Nov was a town in Mishnaic times, some 1,800 years ago. Narcissi and wild marshland yellow iris appear each spring in the nearby wetland nature reserve.
Abbie, a vivacious tour guide, works all over the country in English, Hebrew and Italian, specializing in the Golan region. “I’ve worked as a licensed tour guide for about five years. When we came to the Golan in 2012, I had the very complex privilege of starting life over at age 34. Tour guiding is where Zionism, nature and education meet.”
Though the Brahas met and married in Israel, they made an eight-year detour to Milan, where her husband’s parents were long-time residents. “My in-laws were expelled from Libya after the Six Day War, along with the remnants of the Jewish community which left after the establishment of the State of Israel in 1948,” she explained. The senior Brahas had come to Italy penniless in 1967, married there, and made a life for themselves. Abbie’s husband, Igor (also known as Issachar), subsequently came to Israel to study and met his future wife at Bar-Ilan University.
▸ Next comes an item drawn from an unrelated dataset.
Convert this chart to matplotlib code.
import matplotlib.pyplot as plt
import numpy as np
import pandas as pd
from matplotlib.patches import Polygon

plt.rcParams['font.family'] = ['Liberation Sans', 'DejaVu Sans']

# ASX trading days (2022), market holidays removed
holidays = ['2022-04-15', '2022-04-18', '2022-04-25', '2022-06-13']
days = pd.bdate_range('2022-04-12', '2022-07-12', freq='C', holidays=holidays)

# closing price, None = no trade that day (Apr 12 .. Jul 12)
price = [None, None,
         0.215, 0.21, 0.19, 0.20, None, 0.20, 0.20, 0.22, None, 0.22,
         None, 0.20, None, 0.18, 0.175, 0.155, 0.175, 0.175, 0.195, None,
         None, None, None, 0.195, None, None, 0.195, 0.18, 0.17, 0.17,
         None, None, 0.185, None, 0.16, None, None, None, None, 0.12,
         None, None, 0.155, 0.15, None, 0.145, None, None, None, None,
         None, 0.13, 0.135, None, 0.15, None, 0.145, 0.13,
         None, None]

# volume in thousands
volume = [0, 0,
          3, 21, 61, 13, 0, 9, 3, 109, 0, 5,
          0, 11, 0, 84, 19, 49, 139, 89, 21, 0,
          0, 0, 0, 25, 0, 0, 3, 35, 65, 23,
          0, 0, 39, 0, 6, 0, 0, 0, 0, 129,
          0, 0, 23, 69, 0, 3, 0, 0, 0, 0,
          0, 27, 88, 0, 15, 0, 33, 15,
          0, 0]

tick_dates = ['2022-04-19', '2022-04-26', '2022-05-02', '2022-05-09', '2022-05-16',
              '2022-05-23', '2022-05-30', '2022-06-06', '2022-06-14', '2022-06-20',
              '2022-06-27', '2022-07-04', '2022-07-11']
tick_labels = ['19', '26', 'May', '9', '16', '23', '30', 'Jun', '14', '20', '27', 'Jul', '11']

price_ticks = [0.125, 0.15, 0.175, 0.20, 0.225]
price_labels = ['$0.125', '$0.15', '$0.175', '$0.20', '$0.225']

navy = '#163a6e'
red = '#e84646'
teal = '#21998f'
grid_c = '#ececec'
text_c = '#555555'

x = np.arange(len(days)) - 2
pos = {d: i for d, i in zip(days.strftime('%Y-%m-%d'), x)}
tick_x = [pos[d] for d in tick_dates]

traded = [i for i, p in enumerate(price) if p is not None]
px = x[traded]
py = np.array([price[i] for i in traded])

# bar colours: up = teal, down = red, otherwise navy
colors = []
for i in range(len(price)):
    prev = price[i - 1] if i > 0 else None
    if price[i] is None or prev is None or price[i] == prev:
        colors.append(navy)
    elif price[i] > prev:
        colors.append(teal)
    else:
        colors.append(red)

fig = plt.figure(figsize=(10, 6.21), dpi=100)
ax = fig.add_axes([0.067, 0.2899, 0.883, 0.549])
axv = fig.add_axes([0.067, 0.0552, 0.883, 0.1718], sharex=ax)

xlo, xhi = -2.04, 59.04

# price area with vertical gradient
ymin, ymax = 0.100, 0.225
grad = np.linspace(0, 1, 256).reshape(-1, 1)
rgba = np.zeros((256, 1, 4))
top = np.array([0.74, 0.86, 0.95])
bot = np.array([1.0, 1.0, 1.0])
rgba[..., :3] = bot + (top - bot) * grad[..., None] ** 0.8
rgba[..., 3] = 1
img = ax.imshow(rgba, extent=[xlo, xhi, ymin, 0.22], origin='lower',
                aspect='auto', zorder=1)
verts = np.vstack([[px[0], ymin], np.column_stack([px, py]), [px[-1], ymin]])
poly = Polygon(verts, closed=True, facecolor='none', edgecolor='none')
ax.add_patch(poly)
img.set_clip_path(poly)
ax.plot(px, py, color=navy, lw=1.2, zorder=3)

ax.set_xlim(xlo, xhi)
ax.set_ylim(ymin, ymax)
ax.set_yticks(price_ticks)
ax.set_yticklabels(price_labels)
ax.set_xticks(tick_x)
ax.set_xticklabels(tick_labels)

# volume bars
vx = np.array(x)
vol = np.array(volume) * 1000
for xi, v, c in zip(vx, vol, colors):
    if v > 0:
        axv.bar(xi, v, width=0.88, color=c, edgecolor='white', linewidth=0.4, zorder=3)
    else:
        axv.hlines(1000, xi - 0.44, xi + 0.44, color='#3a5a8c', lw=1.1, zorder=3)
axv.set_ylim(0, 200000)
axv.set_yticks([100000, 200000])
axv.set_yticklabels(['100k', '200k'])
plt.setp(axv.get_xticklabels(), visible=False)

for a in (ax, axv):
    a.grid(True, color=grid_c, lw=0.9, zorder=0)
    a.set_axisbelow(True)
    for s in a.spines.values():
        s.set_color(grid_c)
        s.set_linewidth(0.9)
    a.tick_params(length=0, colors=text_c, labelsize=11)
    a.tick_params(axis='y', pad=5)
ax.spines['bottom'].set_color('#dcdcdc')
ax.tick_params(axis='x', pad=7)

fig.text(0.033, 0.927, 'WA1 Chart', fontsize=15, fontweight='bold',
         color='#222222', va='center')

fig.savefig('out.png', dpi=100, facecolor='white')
Abbie, who was raised in Queens, New York, and attended Jewish day schools, was an honors student in her teens, interested in sports and reading, and a devoted youth leader at her local synagogue. Though her parents were staunch supporters of Israel who ended every Passover Seder with the singing of “Hatikva,” their daughter’s unusual and unexpected decision to make aliyah at age 18 left them quite disconcerted.
First Abbie attended Michlelet Mevaseret Yerushalayim, a seminary in Jerusalem, for what she describes as a very formative year, “not just in terms of Torah study, but also in forming my Jewish and Israeli identity. So many ‘strangers’ invited me to their homes, taught me about their communities, accepted me,” she remarked appreciatively of her travels around the country.
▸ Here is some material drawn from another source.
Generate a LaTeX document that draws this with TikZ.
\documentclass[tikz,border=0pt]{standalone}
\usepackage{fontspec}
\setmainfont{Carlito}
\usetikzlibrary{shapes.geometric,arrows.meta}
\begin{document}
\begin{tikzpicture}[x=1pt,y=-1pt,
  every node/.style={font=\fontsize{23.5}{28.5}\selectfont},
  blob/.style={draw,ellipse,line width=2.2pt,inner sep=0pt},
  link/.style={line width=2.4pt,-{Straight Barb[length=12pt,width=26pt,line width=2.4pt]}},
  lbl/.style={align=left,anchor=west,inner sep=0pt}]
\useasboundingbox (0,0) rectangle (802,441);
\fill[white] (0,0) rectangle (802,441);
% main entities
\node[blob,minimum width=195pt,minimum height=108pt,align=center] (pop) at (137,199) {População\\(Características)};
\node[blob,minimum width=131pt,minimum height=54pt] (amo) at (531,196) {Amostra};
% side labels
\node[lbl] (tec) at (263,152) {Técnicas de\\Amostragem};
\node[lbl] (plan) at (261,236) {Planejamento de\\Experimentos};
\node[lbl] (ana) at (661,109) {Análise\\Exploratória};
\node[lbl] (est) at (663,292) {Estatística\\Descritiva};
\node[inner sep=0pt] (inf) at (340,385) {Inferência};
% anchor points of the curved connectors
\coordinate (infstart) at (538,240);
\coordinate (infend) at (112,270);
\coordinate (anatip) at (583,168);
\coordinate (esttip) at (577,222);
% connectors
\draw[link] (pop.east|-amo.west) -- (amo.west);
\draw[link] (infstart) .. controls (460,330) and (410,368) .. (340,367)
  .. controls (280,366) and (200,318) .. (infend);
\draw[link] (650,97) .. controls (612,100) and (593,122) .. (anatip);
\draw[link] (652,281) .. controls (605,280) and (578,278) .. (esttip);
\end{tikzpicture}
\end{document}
The following year she attended Bar-Ilan University to pursue a degree in Land of Israel studies.
“Igor was studying logistics at the time. We met in the library. There was a tight network in Bar-Ilan of young people who had made aliyah by themselves. Igor was a dreamer with his feet on the ground. My parents had taught me to look for a man with a heart of gold and he fit the bill.”
A few years after they finished studying, the couple moved to Milan for a while. “We had just had our first child. We were having a hard time making ends meet. Igor was working nights, I was working days. He was offered a good job there. I managed fine with Italian and began working in the Chabad school in early childhood education about a year after we got there.” Socially, though, Abbie found Jewish Milan a bit difficult. “It turned out that I was too Israeli to fit in well.”
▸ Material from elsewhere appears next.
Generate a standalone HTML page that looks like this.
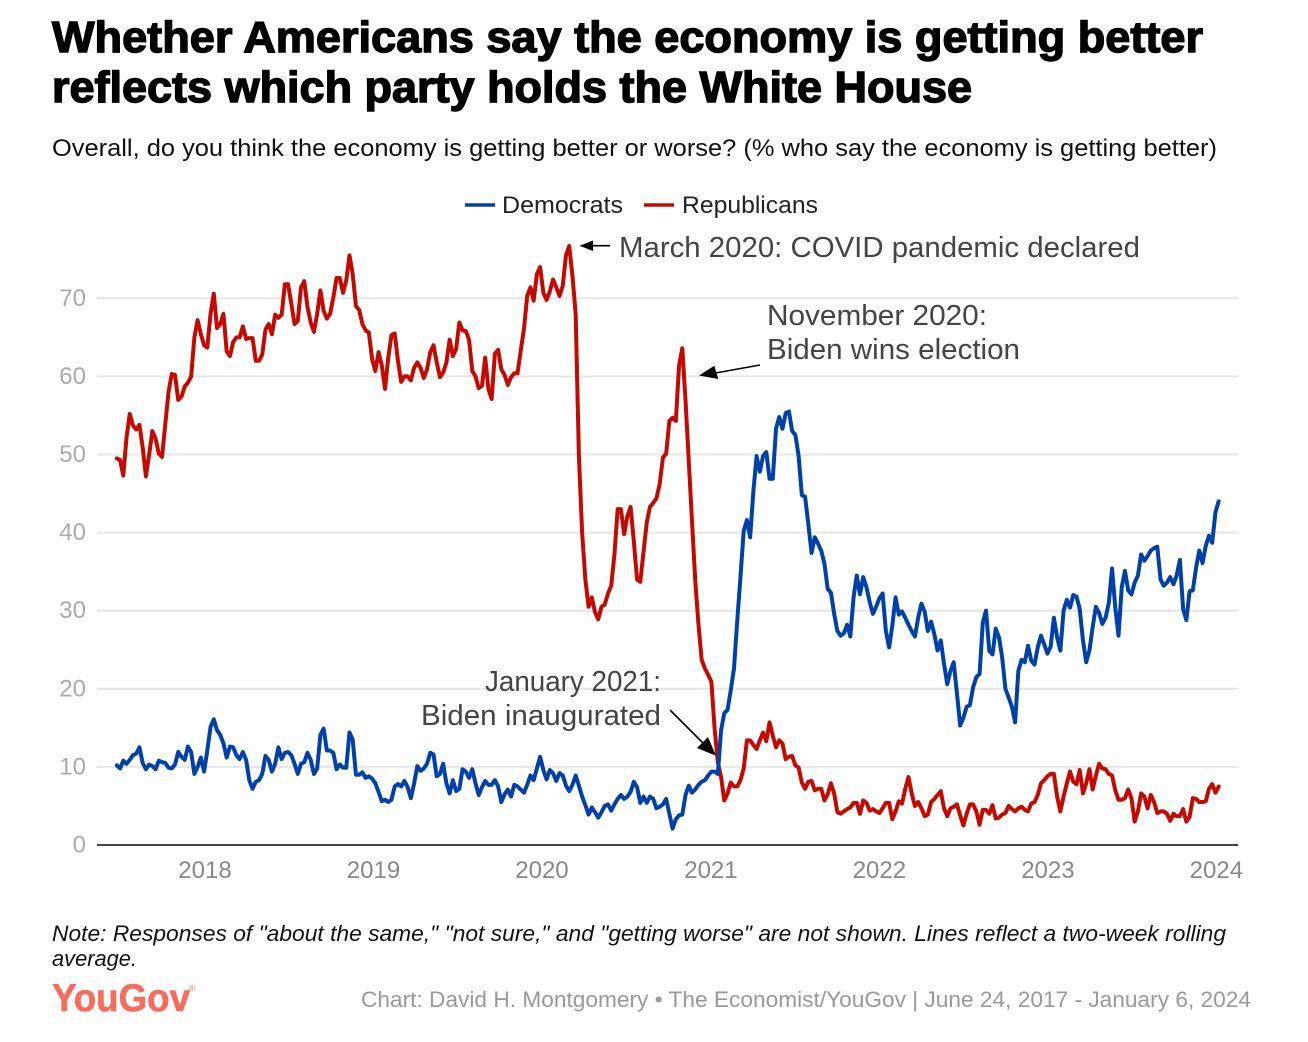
<!DOCTYPE html>
<html lang="en">
<head>
<meta charset="utf-8">
<title>Whether Americans say the economy is getting better</title>
<style>
html,body{margin:0;padding:0;background:#fff;width:1308px;height:1042px;overflow:hidden}
svg{display:block}
text{font-family:"Liberation Sans",Arial,sans-serif}
</style>
</head>
<body>
<svg id="chart" xmlns="http://www.w3.org/2000/svg" width="1308" height="1042" viewBox="0 0 1308 1042">
  <rect width="1308" height="1042" fill="#fff"/>
  <text x="52" y="52" font-size="44" font-weight="700" fill="#000" stroke="#000" stroke-width="1.4" textLength="1151" lengthAdjust="spacingAndGlyphs">Whether Americans say the economy is getting better</text>
  <text x="52" y="102" font-size="44" font-weight="700" fill="#000" stroke="#000" stroke-width="1.4" textLength="920" lengthAdjust="spacingAndGlyphs">reflects which party holds the White House</text>
  <text x="52" y="156" font-size="24" fill="#111" textLength="1165" lengthAdjust="spacingAndGlyphs">Overall, do you think the economy is getting better or worse? (% who say the economy is getting better)</text>

  <g>
    <line x1="465" y1="205" x2="495" y2="205" stroke="#0041a8" stroke-width="3.5"/>
    <text x="502" y="213" font-size="24" fill="#222" textLength="121" lengthAdjust="spacingAndGlyphs">Democrats</text>
    <line x1="644" y1="205" x2="674" y2="205" stroke="#c40a00" stroke-width="3.5"/>
    <text x="682" y="213" font-size="24" fill="#222" textLength="136" lengthAdjust="spacingAndGlyphs">Republicans</text>
  </g>

  <g id="grid"></g>
  <g id="yLabels"></g>
  <g id="xLabels"></g>
  <line x1="97" y1="845" x2="1238" y2="845" stroke="#444" stroke-width="2"/>
  <path id="repLine" fill="none" stroke="#c40a00" stroke-width="4" stroke-linejoin="round" stroke-linecap="round"/>
  <path id="demLine" fill="none" stroke="#0041a8" stroke-width="4" stroke-linejoin="round" stroke-linecap="round"/>

  <g>
    <line x1="610" y1="245.7" x2="590" y2="245.7" stroke="#000" stroke-width="1.6"/>
    <polygon points="579.5,245.7 593,240.5 593,251" fill="#000"/>
    <text x="619" y="257" font-size="29" fill="#444" textLength="521" lengthAdjust="spacingAndGlyphs">March 2020: COVID pandemic declared</text>
  </g>
  <g>
    <line x1="760" y1="365" x2="712" y2="373.6" stroke="#000" stroke-width="1.6"/>
    <polygon points="699,375.5 714.3,365.7 718.3,379" fill="#000"/>
    <text x="767" y="325" font-size="29" fill="#444" textLength="220" lengthAdjust="spacingAndGlyphs">November 2020:</text>
    <text x="767" y="359" font-size="29" fill="#444" textLength="253" lengthAdjust="spacingAndGlyphs">Biden wins election</text>
  </g>
  <g>
    <line x1="670" y1="710" x2="706" y2="746" stroke="#000" stroke-width="1.6"/>
    <polygon points="716,755.7 697,748 708,737" fill="#000"/>
    <text x="485" y="691" font-size="29" fill="#444" textLength="176" lengthAdjust="spacingAndGlyphs">January 2021:</text>
    <text x="421" y="725" font-size="29" fill="#444" textLength="240" lengthAdjust="spacingAndGlyphs">Biden inaugurated</text>
  </g>

  <text x="52" y="941" font-size="22" font-style="italic" fill="#111" textLength="1174" lengthAdjust="spacingAndGlyphs">Note: Responses of "about the same," "not sure," and "getting worse" are not shown. Lines reflect a two-week rolling</text>
  <text x="52" y="966" font-size="22" font-style="italic" fill="#111" textLength="85" lengthAdjust="spacingAndGlyphs">average.</text>
  <text x="52" y="1011" font-size="39" font-weight="700" fill="#f96b5d" stroke="#f96b5d" stroke-width="0.6" textLength="138" lengthAdjust="spacingAndGlyphs">YouGov</text>
  <text x="189" y="991" font-size="8" fill="#f96b5d">®</text>
  <text x="361" y="1007" font-size="22" fill="#999" textLength="890" lengthAdjust="spacingAndGlyphs">Chart: David H. Montgomery • The Economist/YouGov | June 24, 2017 - January 6, 2024</text>
</svg>
<script>
var startDate = "2017-06-24";
var weekStep = 7;
var yTicks = [0, 10, 20, 30, 40, 50, 60, 70];
var xTicks = [2018, 2019, 2020, 2021, 2022, 2023, 2024];
var repValues = [
49.5,49.3,47.3,52.2,55.2,53.7,53.2,53.8,50.9,47.2,
50,53,52,50.1,49.7,53.9,58,60.3,60.2,57,
57.4,58.7,59.2,60,65,67.2,65.4,64,63.7,68,
70.6,66.2,66.7,68,63.2,62.6,64.4,65,65,66.4,
64.8,64.9,64.9,62,62,62.8,66,66.7,65.4,67.9,
67.5,67.9,71.8,71.8,69.3,66.7,67.1,71.4,72.2,68.9,
66.9,65.7,68,71,68.4,67.4,68,70.1,72.6,72.6,
70.7,72.3,75.5,73.1,69,68.5,66.7,65.9,65.6,62.2,
60.7,63.1,61.4,58.4,62.4,
65.3,65.5,62,59.3,60,60,59.5,61.1,61.8,61.1,
59.8,60.9,63.1,64,61.8,59.9,60.5,61.8,64.7,62.6,
63.5,66.9,65.9,65.8,64.7,60.7,60,58.5,58.8,62.4,
58.4,57.1,62.9,63.4,60.9,60.2,58.9,59.9,60.4,60.4,
63.3,66.1,70.3,71.4,69.7,73.1,74,70.7,69.8,70.9,
72.4,71.4,70.3,71.6,75.5,76.7,72.9,68,
49.8,40,34,30.5,31.7,29.8,28.9,30.5,30.8,32.2,33.2,
37.2,43,43,39.8,42.1,43.3,38.9,34,33.7,37.5,
41.3,43.3,43.8,44.4,46.2,49.6,50.1,54.3,54.7,54.3,
61.4,63.6,56.9,49.2,41.5,33.9,28.3,23.7,22.6,21.8,
20.9,14.9,10.6,8.7,5.7,
6.6,8,7.5,7.5,8.3,9.8,13.4,13.4,12.8,12.3,
13.4,14.4,13.3,15.7,14,12.5,13.4,13,11,11.3,
11.4,10.2,9.9,8,7.2,8.1,8.2,7,7.2,7.2,
5.7,6.5,7.9,6.6,4.2,4,4.3,4.6,4.8,5.4,
5.4,4,5.7,5.4,4.4,4.6,4.3,4.1,4.7,5.4,
5.4,3.3,4.3,5.6,5.3,7.2,8.7,6.6,5,5.5,
4.7,3.7,3.9,5.5,5.9,6.4,6.9,4.7,3.7,4.7,
4.9,5.2,3.8,2.5,4,5.2,5.2,4.3,2.6,
4.5,4.5,4,5.1,3.4,3.5,3.9,4.1,5,4.6,
4.3,4.7,4.9,4.5,4.3,5.3,5.5,6.4,7.9,8.3,
8.8,9.1,9.1,6.2,4.3,6.2,7.9,9.4,8.1,7.8,
9.6,6.6,7.9,9.7,7.1,8.9,10.4,9.8,9.7,9.1,
8.9,7,5.8,5.8,6,7.1,6,3,4.3,6.6,
6.2,4.7,6.4,5.5,4.1,4.3,4.3,4,3.1,4,
3.7,3.7,4.6,3,3.6,6,5.9,5.5,5.5,5.6,
7.2,7.8,6.7,7.5
];
var demValues = [
10.2,9.8,10.8,10.4,10.9,11.5,11.7,12.5,10.5,9.7,
10.3,10.1,9.7,10.8,10.6,10.5,9.9,9.8,10.3,11.9,
11.3,10.9,12.6,11.9,9.1,10,11.2,9.4,12.1,15.1,
16.1,14.7,14.1,13,11.2,12.6,12.5,11.5,11,11.9,
10.9,8.3,7.2,8.1,8.3,9.1,11.4,10.9,9.4,10.4,
12.5,11,11.8,11.9,11.5,10.4,9.1,10.4,10.6,11.8,
10.9,9.1,9.8,14.1,14.9,12.1,12.1,11.8,9.7,10.3,
9.9,9.9,14.4,13.5,9,9,9.3,8.6,8.8,8.5,
7.9,6.8,5.6,5.8,5.5,5.8,7.5,7.8,7.5,8.2,
7.4,6,7.9,10.1,9.5,9.8,10.4,11.8,11.6,8.8,
9.1,10.4,7.9,6.6,8.3,6.9,7.2,9.7,9.4,8.6,
9.7,7.9,6.4,7.4,8.2,7.7,7.7,8.3,7.5,5.5,
6.5,7.1,6.2,7.7,7.5,7.1,6.7,7.7,8.9,8.3,
9.8,11.3,9.6,8.4,9.6,9.2,8.2,9.2,8.9,7.6,
6.9,7.7,8.9,7.6,6.2,5.1,3.9,4.8,4.2,3.5,
4.2,5,5.2,4.4,5.2,5.9,6.4,5.9,6.2,6.8,
8.1,7.4,5.4,6.2,5.4,6.2,5.9,4.7,4.9,5.2,
5.9,4,2.1,3.3,3.8,3.9,6.4,7.6,6.7,7.1,
7.7,8.1,8.3,8.9,9.4,9.4,9.1,14.7,16.9,17.3,
19.8,22.6,28.7,34.3,40.2,41.6,39.4,45.3,49.8,47.8,
49.8,50.3,46.9,46.9,53.3,54.8,53.3,55.3,55.5,53,
52.5,49.8,44.8,44.6,41.1,37.4,39.4,38.6,37.7,36,
32.8,32.3,29.6,27.4,26.8,27.1,28.2,26.7,31.7,34.5,
32.1,34.3,33,31.1,29.6,30.5,31.6,32.2,27.4,25.3,
28.1,31.7,29.5,29.9,29.1,28.2,27.4,26.7,29.1,30.9,
29.9,27.4,28.6,27,24.9,26.2,23.2,20.6,22.3,23.4,
19.4,15.3,16.3,17.7,17.9,20.2,21.5,21.9,28.5,30,
24.9,24.4,27.7,26.6,24,20,18.9,17.7,15.7,22.3,
23.7,23.4,25.5,23.6,23.1,25.3,26.8,25.7,24.5,25.4,
29.1,26.6,24.9,30,31.4,30.4,32,31.8,30.2,26.2,
23.4,24.9,27.9,30.5,29.7,28.3,29.1,31,35.4,30.4,
26.8,33,35.1,32.6,32.1,33.6,34.5,37.2,36.4,37,
37.7,38,38.2,34,33.2,33.6,34.3,33.4,34.5,36.5,
30.2,28.8,32.5,32.6,35.5,37.7,36.1,38.3,39.6,38.7,
42.6,44
];

var SVGNS = "http://www.w3.org/2000/svg";
var MS_PER_DAY = 86400000;

function yScale(v) {
  return 845 - v * 7.81;
}
function xScale(ms) {
  var origin = Date.UTC(2018, 0, 1);
  return 205 + (ms - origin) / (365.25 * MS_PER_DAY) * 168.6;
}
function weekToMs(i) {
  return Date.parse(startDate + "T00:00:00Z") + i * weekStep * MS_PER_DAY;
}
function linePath(values) {
  var d = "";
  for (var i = 0; i < values.length; i++) {
    d += (i ? "L" : "M") + xScale(weekToMs(i)).toFixed(2) + " " + yScale(values[i]).toFixed(2);
  }
  return d;
}

document.getElementById("repLine").setAttribute("d", linePath(repValues));
document.getElementById("demLine").setAttribute("d", linePath(demValues));

var gridGroup = document.getElementById("grid");
var yGroup = document.getElementById("yLabels");
yTicks.forEach(function (t) {
  if (t > 0) {
    var ln = document.createElementNS(SVGNS, "line");
    
    
    ln.setAttribute("x1", 97);
    ln.setAttribute("x2", 1238);
    ln.setAttribute("y1", yScale(t));
    ln.setAttribute("y2", yScale(t));
    ln.setAttribute("stroke", "#e6e6e6");
    ln.setAttribute("stroke-width", 2);
    gridGroup.appendChild(ln);
  }
  var lab = document.createElementNS(SVGNS, "text");
  
  
  lab.setAttribute("x", 86);
  lab.setAttribute("y", yScale(t) + 7.5);
  lab.setAttribute("text-anchor", "end");
  lab.setAttribute("font-size", 24);
  lab.setAttribute("fill", "#aaa");
  lab.textContent = t;
  yGroup.appendChild(lab);
});

var xGroup = document.getElementById("xLabels");
xTicks.forEach(function (year) {
  var lab = document.createElementNS(SVGNS, "text");
  
  
  lab.setAttribute("x", xScale(Date.UTC(year, 0, 1)));
  lab.setAttribute("y", 878);
  lab.setAttribute("text-anchor", "middle");
  lab.setAttribute("font-size", 24);
  lab.setAttribute("fill", "#888");
  lab.textContent = year;
  xGroup.appendChild(lab);
});
</script>
</body>
</html>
After two more children were born, it was time to return, and the Brahas came back to Israel from Milan in 2012. “We always knew that our destiny was in Israel, I didn’t want to push off the inevitable any further. When our son Amishav was born in 2009, I said he would be our segula [special signal] to return home.” Igor’s parents, now retired, also made aliyah recently.
Igor is now a marketing executive for Palziv, a Kibbutz Ein Hanatziv enterprise in the Beit She’an Valley. The plant produces polyethylene foams for acoustic and thermal insulation, drainage and energy absorption. The colorful synthetic sheets also substitute for gravel in surfacing playgrounds and sports fields.
The Brahas manage to switch their career demands on and off in order to care for their four children. During Igor’s travels to the company’s facilities in Mexico, the US and Europe, Abbie stays closer to home. “Luckily, his clients are usually on vacation during peaks in tourism.”
She is enthusiastic about her career. “I love this job – it is dynamic, always changing. I am always learning more skills, striving for more knowledge, improving my techniques, working with people. I strive to help others see the land that I see and love, its beauty and its complexity.” The family recently moved into their own, bigger house.
Life is full of surprises. “If one had surveyed my high school class to see who would most likely be a tour guide living on a moshav in the Golan, I would have been the natural choice. Ten years ago, living over a subway station in the world’s European fashion capital, it didn’t seem so. Somehow, we managed to get back on the track which we dreamed for ourselves. Now that we’ve chosen our path, we are just trying to make each day meaningful.”